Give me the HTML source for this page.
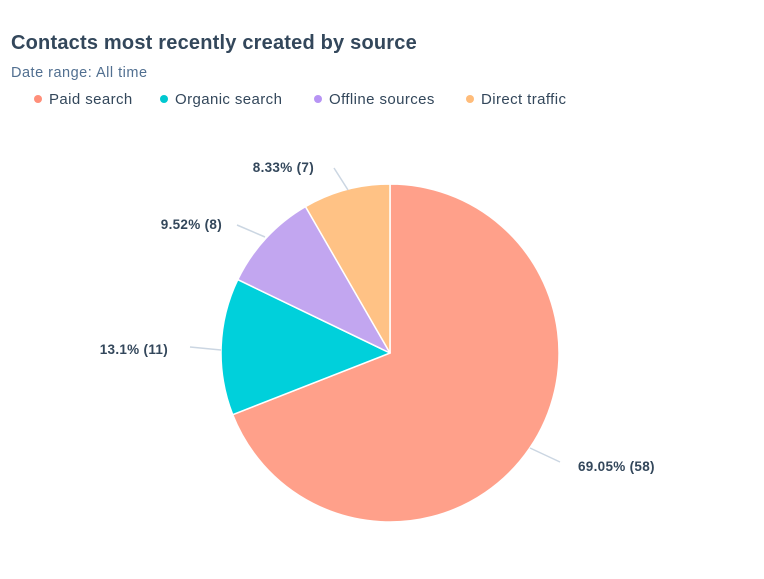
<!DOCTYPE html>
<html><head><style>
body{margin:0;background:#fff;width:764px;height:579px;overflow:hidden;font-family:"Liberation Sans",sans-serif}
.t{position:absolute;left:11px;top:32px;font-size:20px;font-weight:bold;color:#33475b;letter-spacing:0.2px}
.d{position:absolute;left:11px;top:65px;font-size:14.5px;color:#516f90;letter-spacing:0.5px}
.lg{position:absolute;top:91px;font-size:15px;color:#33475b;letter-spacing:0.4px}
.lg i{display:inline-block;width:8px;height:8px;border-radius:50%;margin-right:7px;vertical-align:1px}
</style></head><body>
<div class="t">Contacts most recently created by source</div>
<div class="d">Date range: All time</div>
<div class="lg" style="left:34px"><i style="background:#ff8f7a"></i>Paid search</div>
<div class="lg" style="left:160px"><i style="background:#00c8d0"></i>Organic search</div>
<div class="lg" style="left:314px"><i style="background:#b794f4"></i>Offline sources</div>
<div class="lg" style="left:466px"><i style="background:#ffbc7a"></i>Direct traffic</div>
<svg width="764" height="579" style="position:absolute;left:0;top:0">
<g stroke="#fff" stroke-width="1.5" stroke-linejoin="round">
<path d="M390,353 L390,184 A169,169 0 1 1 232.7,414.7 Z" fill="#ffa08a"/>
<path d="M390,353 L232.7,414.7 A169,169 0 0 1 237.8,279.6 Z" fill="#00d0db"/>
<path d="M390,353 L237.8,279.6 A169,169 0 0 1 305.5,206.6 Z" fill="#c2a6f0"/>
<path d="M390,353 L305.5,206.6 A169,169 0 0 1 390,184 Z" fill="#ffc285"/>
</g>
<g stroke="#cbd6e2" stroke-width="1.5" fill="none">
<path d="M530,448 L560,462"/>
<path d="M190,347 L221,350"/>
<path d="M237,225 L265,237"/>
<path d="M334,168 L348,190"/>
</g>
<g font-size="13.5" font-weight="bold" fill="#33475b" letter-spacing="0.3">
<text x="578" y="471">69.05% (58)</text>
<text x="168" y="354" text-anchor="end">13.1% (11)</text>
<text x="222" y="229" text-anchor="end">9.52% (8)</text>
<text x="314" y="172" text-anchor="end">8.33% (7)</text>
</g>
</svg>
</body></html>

Problem requirements
Reproduce the material in its entirety and word for word, without the pictures.

Exercise response
Give me the HTML source for this page.
<!DOCTYPE html>
<html><head><style>
body{margin:0;background:#fff;width:764px;height:579px;overflow:hidden;font-family:"Liberation Sans",sans-serif}
.t{position:absolute;left:11px;top:32px;font-size:20px;font-weight:bold;color:#33475b;letter-spacing:0.2px}
.d{position:absolute;left:11px;top:65px;font-size:14.5px;color:#516f90;letter-spacing:0.5px}
.lg{position:absolute;top:91px;font-size:15px;color:#33475b;letter-spacing:0.4px}
.lg i{display:inline-block;width:8px;height:8px;border-radius:50%;margin-right:7px;vertical-align:1px}
</style></head><body>
<div class="t">Contacts most recently created by source</div>
<div class="d">Date range: All time</div>
<div class="lg" style="left:34px"><i style="background:#ff8f7a"></i>Paid search</div>
<div class="lg" style="left:160px"><i style="background:#00c8d0"></i>Organic search</div>
<div class="lg" style="left:314px"><i style="background:#b794f4"></i>Offline sources</div>
<div class="lg" style="left:466px"><i style="background:#ffbc7a"></i>Direct traffic</div>
<svg width="764" height="579" style="position:absolute;left:0;top:0">
<g stroke="#fff" stroke-width="1.5" stroke-linejoin="round">
<path d="M390,353 L390,184 A169,169 0 1 1 232.7,414.7 Z" fill="#ffa08a"/>
<path d="M390,353 L232.7,414.7 A169,169 0 0 1 237.8,279.6 Z" fill="#00d0db"/>
<path d="M390,353 L237.8,279.6 A169,169 0 0 1 305.5,206.6 Z" fill="#c2a6f0"/>
<path d="M390,353 L305.5,206.6 A169,169 0 0 1 390,184 Z" fill="#ffc285"/>
</g>
<g stroke="#cbd6e2" stroke-width="1.5" fill="none">
<path d="M530,448 L560,462"/>
<path d="M190,347 L221,350"/>
<path d="M237,225 L265,237"/>
<path d="M334,168 L348,190"/>
</g>
<g font-size="13.5" font-weight="bold" fill="#33475b" letter-spacing="0.3">
<text x="578" y="471">69.05% (58)</text>
<text x="168" y="354" text-anchor="end">13.1% (11)</text>
<text x="222" y="229" text-anchor="end">9.52% (8)</text>
<text x="314" y="172" text-anchor="end">8.33% (7)</text>
</g>
</svg>
</body></html>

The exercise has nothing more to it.